A number of legal obstacles have prevented patients alleging that Medtronic's ($MDT) Infuse bone growth product has harmed them from suing the company. But plaintiffs' attorneys believe they've found a sound argument that could allow hundreds of suits to go forward.
It could come down to a case before Judge Laurie Miller in Hennepin County District Court in Minnesota, where a decision on whether a number of lawsuits will be allowed to move forward is expected later this summer.
As the Star Tribune reports, Infuse-related lawsuits haven't moved forward in large part because of the Supreme Court.

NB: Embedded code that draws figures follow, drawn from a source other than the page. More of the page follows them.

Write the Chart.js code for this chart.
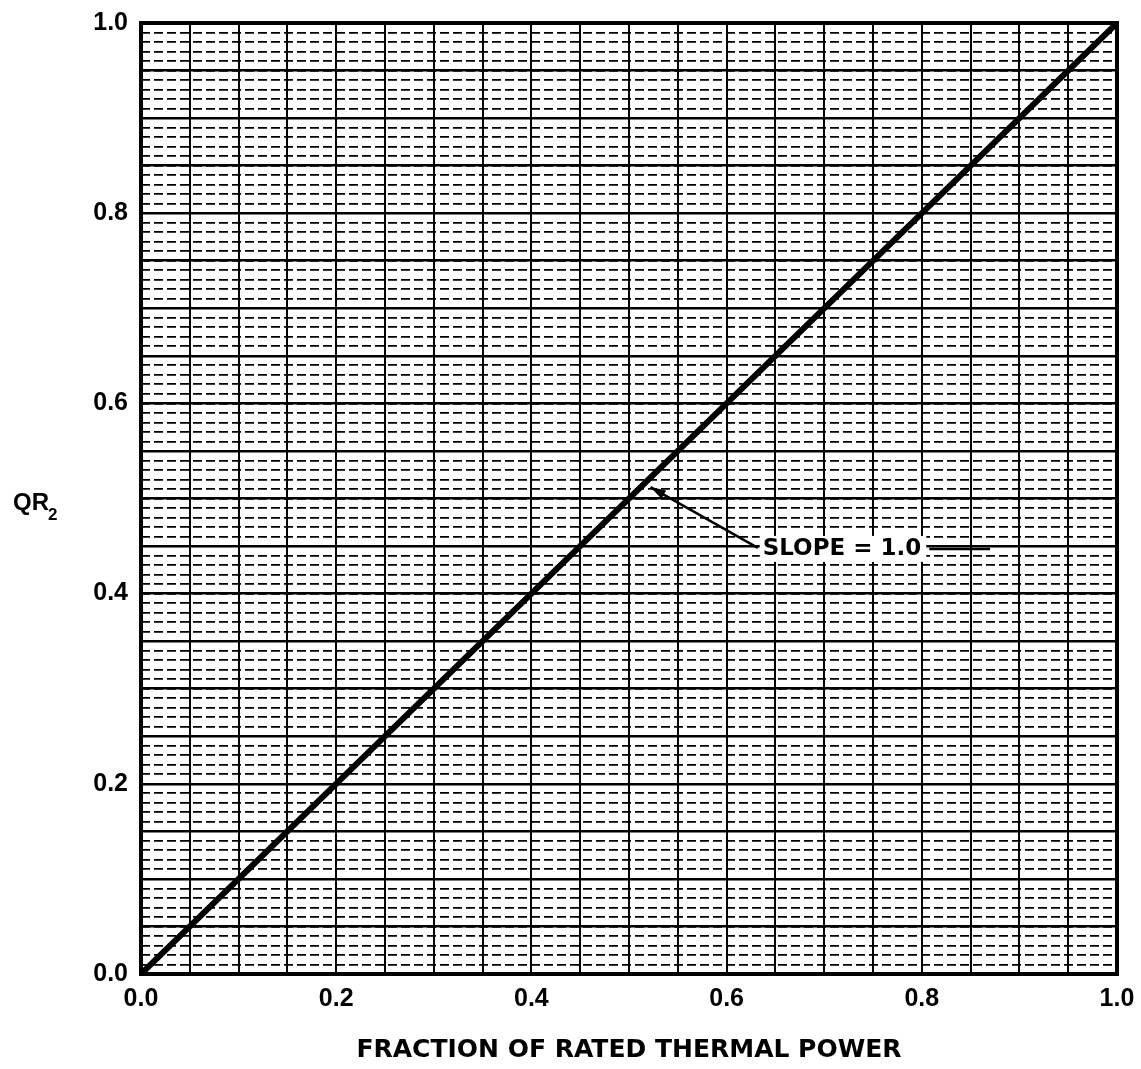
<!DOCTYPE html>
<html>
<head>
<meta charset="utf-8">
<script src="https://cdn.jsdelivr.net/npm/chart.js@4"></script>
<style>
  html, body { margin: 0; padding: 0; background: #fff; }
  #wrap { width: 1141px; height: 1069px; }
</style>
</head>
<body>
<div id="wrap"><canvas id="qrChart"></canvas></div>
<script>
// === Дані ===
const powerFraction = [0.0, 1.0];
const qr2Values = [0.0, 1.0];
const tickLabels = ['0.0', '0.2', '0.4', '0.6', '0.8', '1.0'];
const xTitle = 'FRACTION OF RATED THERMAL POWER';
const yTitle = 'QR';
const yTitleSub = '2';
const slopeText = 'SLOPE = 1.0';

// label only every 4th tick (0.05 step -> 0.2)
function majorLabel(value, index) {
    return index % 4 === 0 ? tickLabels[index / 4] : '';
}

const tickFont = { family: '"Liberation Sans", Arial, sans-serif', size: 25, weight: 'bold' };
const wideFont = '"DejaVu Sans", sans-serif';

// рамка, підпис осі Y та стрілка "SLOPE"
const extrasPlugin = {
    id: 'extras',
    afterDraw(chart) {
        const c = chart.ctx;
        const a = chart.chartArea;
        const xs = chart.scales.x, ys = chart.scales.y;
        c.save();
        c.strokeStyle = '#000';
        c.lineWidth = 4;
        c.strokeRect(a.left, a.top, a.right - a.left, a.bottom - a.top);

        c.fillStyle = '#000';
        c.textBaseline = 'alphabetic';
        c.textAlign = 'left';
        c.font = 'bold 24px "Liberation Sans", Arial, sans-serif';
        c.fillText(yTitle, 13, 510);
        const w = c.measureText(yTitle).width;
        c.font = 'bold 17px "Liberation Sans", Arial, sans-serif';
        c.fillText(yTitleSub, 13 + w - 1, 520);

        // arrow
        const tipX = xs.getPixelForValue(0.522), tipY = ys.getPixelForValue(0.512);
        const tailX = xs.getPixelForValue(0.632), tailY = ys.getPixelForValue(0.448);
        c.lineWidth = 2.5;
        c.beginPath();
        c.moveTo(tailX, tailY);
        c.lineTo(tipX, tipY);
        c.stroke();
        const ang = Math.atan2(tipY - tailY, tipX - tailX);
        c.beginPath();
        c.moveTo(tipX, tipY);
        c.lineTo(tipX - 16 * Math.cos(ang - 0.3), tipY - 16 * Math.sin(ang - 0.3));
        c.lineTo(tipX - 16 * Math.cos(ang + 0.3), tipY - 16 * Math.sin(ang + 0.3));
        c.closePath();
        c.fill();

        c.font = 'bold 23px ' + wideFont;
        c.textBaseline = 'middle';
        const tx = xs.getPixelForValue(0.637), ty = ys.getPixelForValue(0.447);
        const tw = c.measureText(slopeText).width;
        c.fillStyle = '#fff';
        c.fillRect(tx - 3, ty - 13, tw + 8, 26);
        c.fillStyle = '#000';
        c.fillText(slopeText, tx, ty);
        c.lineWidth = 2.5;
        c.beginPath();
        c.moveTo(tx + tw + 8, ty);
        c.lineTo(xs.getPixelForValue(0.87), ty);
        c.stroke();
        c.restore();
    }
};

const ctx = document.getElementById('qrChart').getContext('2d');
new Chart(ctx, {
    type: 'line',
    data: {
        labels: powerFraction,
        datasets: [{
            data: powerFraction.map((x, i) => ({ x: x, y: qr2Values[i] })),
            borderColor: '#000',
            borderWidth: 6,
            pointRadius: 0,
            fill: false,
            tension: 0,
            yAxisID: 'y'
        }]
    },
    options: {
        responsive: true,
        maintainAspectRatio: false,
        animation: false,
        layout: { padding: { top: 23, right: 24, bottom: 4, left: 0 } },
        plugins: { legend: { display: false }, tooltip: { enabled: false } },
        scales: {
            x: {
                type: 'linear',
                min: 0, max: 1,
                afterFit(scale) { scale.paddingLeft = 0; scale.paddingRight = 0; },
                grid: { color: '#000', lineWidth: 2, drawTicks: false },
                border: { display: false },
                ticks: {
                    stepSize: 0.05, autoSkip: false, maxRotation: 0,
                    padding: 10, color: '#000', font: tickFont,
                    callback: majorLabel
                },
                title: {
                    display: true, text: xTitle, color: '#000',
                    font: { family: wideFont, size: 25, weight: 'bold' },
                    padding: { top: 11, bottom: 0 }
                }
            },
            y: {
                type: 'linear',
                min: 0, max: 1,
                afterFit(scale) { scale.width = 141; scale.paddingTop = 0; scale.paddingBottom = 0; },
                grid: { color: '#000', lineWidth: 2.6, drawTicks: false },
                border: { display: false },
                ticks: {
                    stepSize: 0.05, autoSkip: false,
                    padding: 13, color: '#000', font: tickFont,
                    callback: majorLabel
                }
            },
            yMinor: {
                type: 'linear',
                position: 'right',
                min: 0, max: 1,
                afterFit(scale) { scale.width = 0; scale.paddingTop = 0; scale.paddingBottom = 0; },
                grid: { color: '#000', lineWidth: 1.8, drawTicks: false },
                border: { display: false, dash: [9, 4] },
                ticks: { stepSize: 0.01, display: false }
            }
        }
    },
    plugins: [extrasPlugin]
});
</script>
</body>
</html>
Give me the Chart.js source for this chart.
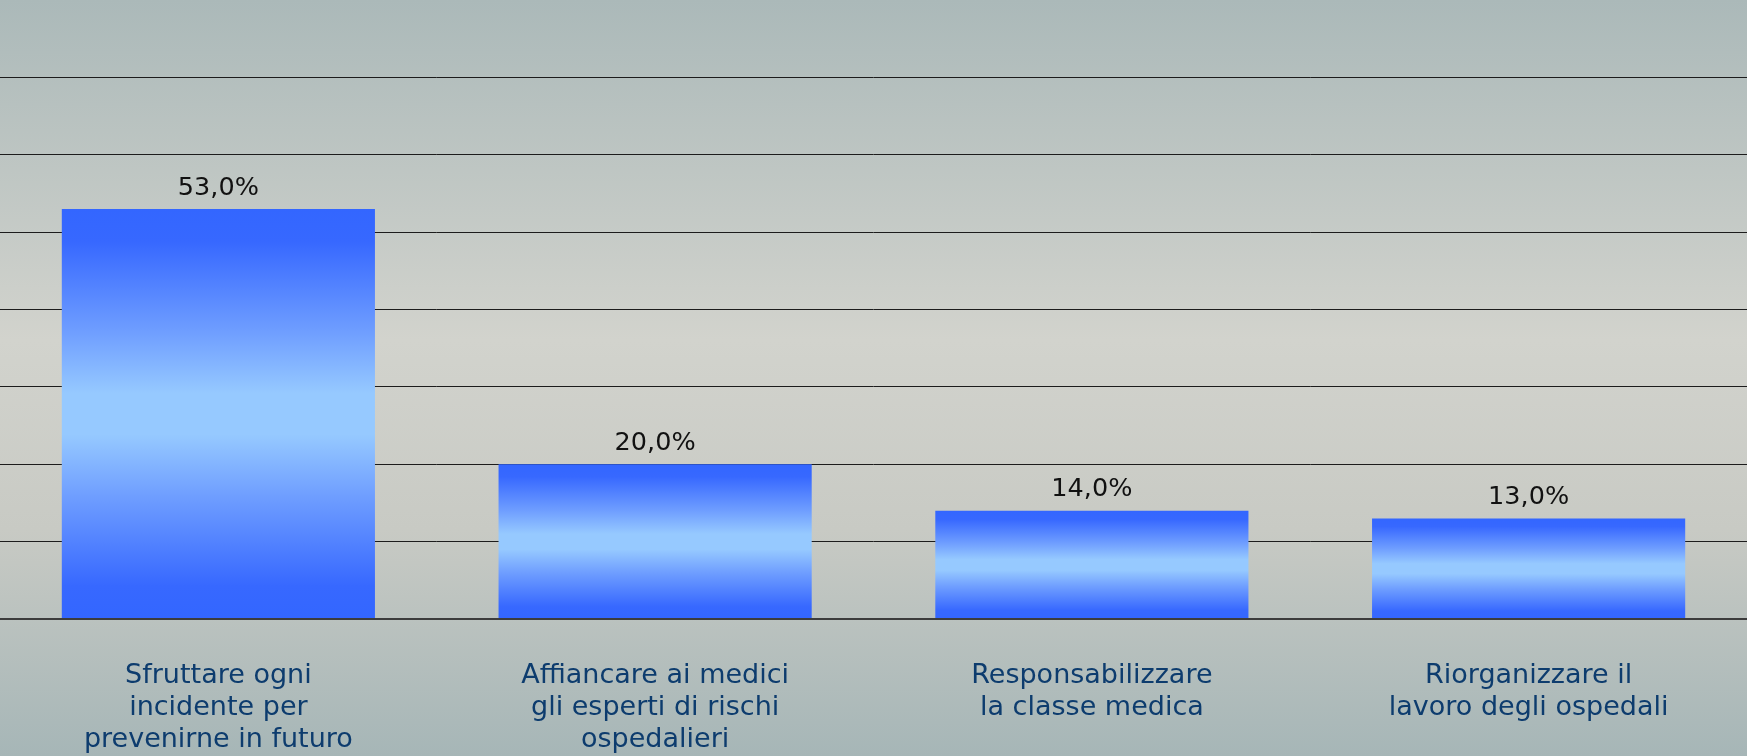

In 2008, it ruled that patients generally aren't allowed to sue manufacturers for alleged damages caused by medical devices for which the FDA has already granted premarket approval. (The concept is known as "pre-emption.") But attorneys are now arguing that the Infuse cases must go forward because many involve "off-label" uses not approved by the FDA, according to the story.
Doctors' use of devices in off-label treatments is legal. But federal law prohibits companies from promoting or advocating off-label uses. And Medtronic may be vulnerable in the case of Infuse because it has been used off-label 85% of the time, according to federal health statistics cited in the story--a number that some see as unusually high. And so the Hennepin County case, if the court rules in favor of the plaintiffs, could propel hundreds of other lawsuits across the country against Medtronic.
Medtronic issued a statement to the Star Tribune denying any wrongdoing and said any suggestion that it improperly influenced or authored previous studies on Infuse in order to minimize negative results is incorrect. The company also denies it has promoted off-label Infuse uses.
But Infuse-related problems for the company are mounting. Last month, two independent reviews of 17 trials involving over 2,000 patients concluded that the Infuse spinal implant performed no better than traditional bone grafts. Their finding also determined that Infuse carried a higher risk of side effects including cancer and sterility.
And that conclusion adds to the provocative Spine Journal report that started the controversy in 2011. The publication alleged that Medtronic paid hundreds of millions in consulting fees to study authors in exchange for focusing more on Infuse-related benefits and less on adverse events. A subsequent Senate investigation determined that Medtronic manipulated Infuse data to help propel Infuse sales. Medtronic has vehemently denied both allegations.